Cold email lets you get on that roster before the need arises. Build a list of commercial property owners within your service area who own buildings with masonry chimneys or boiler stacks. Send a short, direct email: who you are, what you do, your insurance limits, your asbestos abatement certification, and a link to a portfolio of commercial chimney removals.

The goal is not an immediate booking. The goal is to be the name they remember when a tenant reports a leak or an engineer flags a crack. Follow up every 90 days with a new project photo or a note about current lead times. Consistency beats urgency in B2B marketing.

Customer reactivation protects your base

Chimney demolition is not a repeat business. A homeowner only needs it once. But the people who hire you are not the only source of future work.

The realtor who represented the seller on that chimney removal job will have another listing next month. The structural engineer who wrote the report will inspect another property. The general contractor who subbed you on a renovation will frame another project. These are the contacts worth keeping.

A reactivation campaign for past referral sources is simple. Every quarter, send a short email or a handwritten note to the real estate agents, engineers, and GCs you have worked with. A single photo of a recent job and a sentence: "We are booking through April. Call if you have a property that needs a chimney down."

These contacts send you work without a search ad click. They are the highest-margin leads you will ever get because they cost nothing to acquire.

Retention automation for the referral network

Set up an automated sequence that triggers when a referral source sends you a job. After the job is done, send a thank-you email with a link to a digital gift card or a small donation to a charity of their choice. Six months later, send a check-in: "How is that property holding up? Any other chimneys we should look at?"

The automation does the follow-up that every owner intends to do and nobody actually does. It keeps your name in front of the people who control the pipeline.

Seasonal campaigns smooth the revenue curve

Chimney demolition has a seasonality problem. The demand spikes in spring and fall when inspections happen and storms hit. It drops in deep winter when frozen ground makes access difficult and in midsummer when nobody is thinking about their fireplace.

A seasonal campaign can pull work into the slow months. In January, run a Google Display Ad campaign targeting homeowners in your service area who have visited a fireplace or hearth supply website. The message: "Plan your spring chimney removal now. Lock in today's price. We schedule for March."

In July, run a direct mail campaign to neighborhoods with visible chimneys. The message: "Fall inspection season is coming. Remove the chimney before the inspection, not after."

The goal is not to create demand where none exists. It is to capture the decision that is already forming and accelerate it into your slow season. A crew sitting idle costs more than a discount offered to book early.

Retargeting keeps you in the conversation

A homeowner who searches for "chimney removal cost" and clicks your site but does not call is not disinterested.
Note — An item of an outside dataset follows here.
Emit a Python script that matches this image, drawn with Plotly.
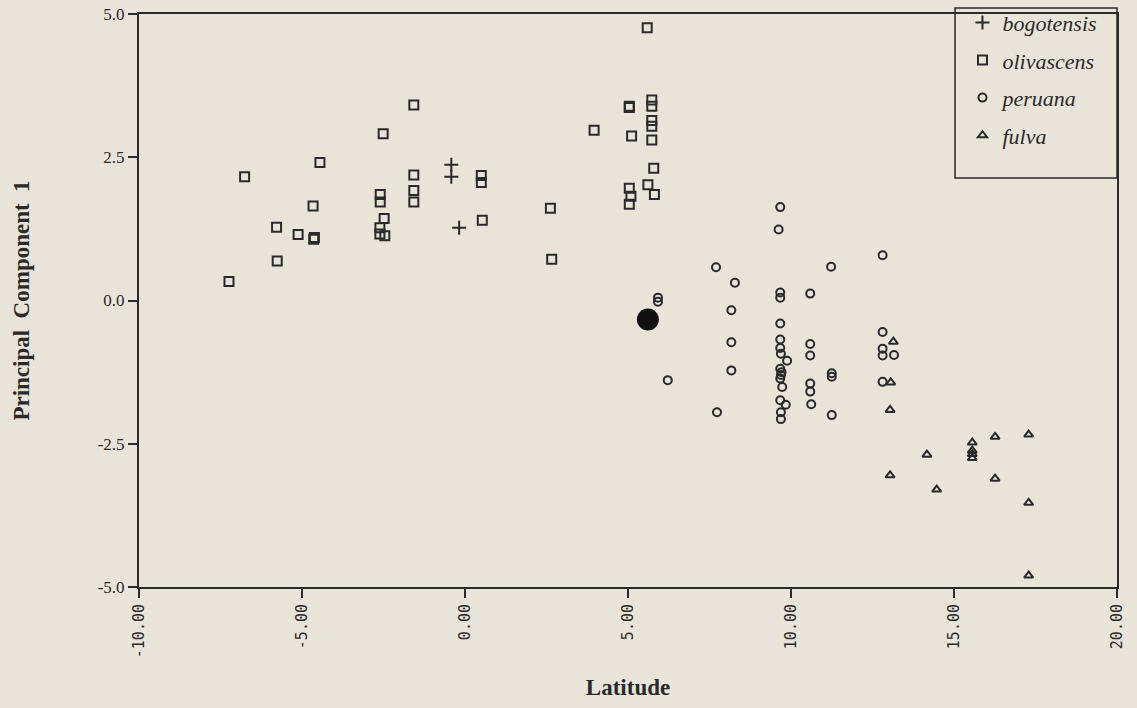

They are gathering information. They will call someone, and it will be the name they remember.

Retargeting keeps your name in front of them. A simple Google Display or Microsoft Audience Network campaign that shows a photo of a chimney removal and the line "Still deciding? Call us for a firm quote." No pressure. Just a reminder that you exist.
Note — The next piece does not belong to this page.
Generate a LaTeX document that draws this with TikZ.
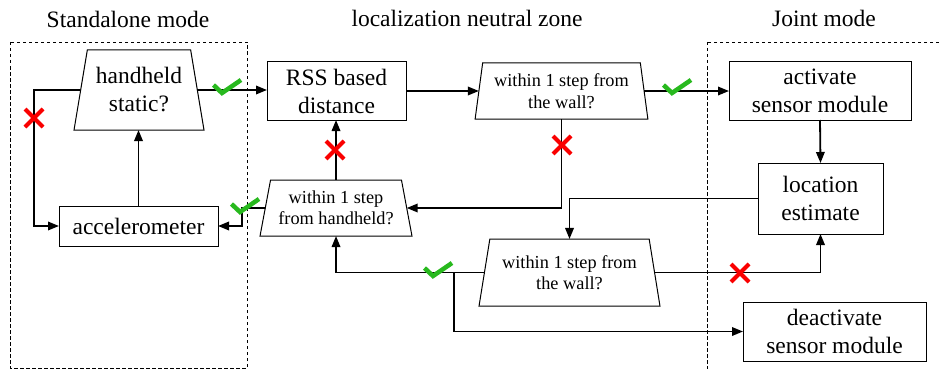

The cost per impression is pennies. The return is a job that would have gone to a competitor who did not follow up.

The difference between a full pipeline and a feast-or-famine schedule is structure

Chimney demolition is a niche within a niche. The market is small, the jobs are high-value, and the competition is fragmented. Most of your competitors run a single Google Ads campaign and call it marketing. They have no retargeting, no direct mail, no cold email, no seasonal plan, no referral automation.

That is the gap you exploit. A structured marketing program that captures demand at every stage of the buying cycle, from the first search to the referral six months later, turns a lumpy pipeline into a predictable one. You still have slow weeks. But you know why, and you have a campaign running to fix it.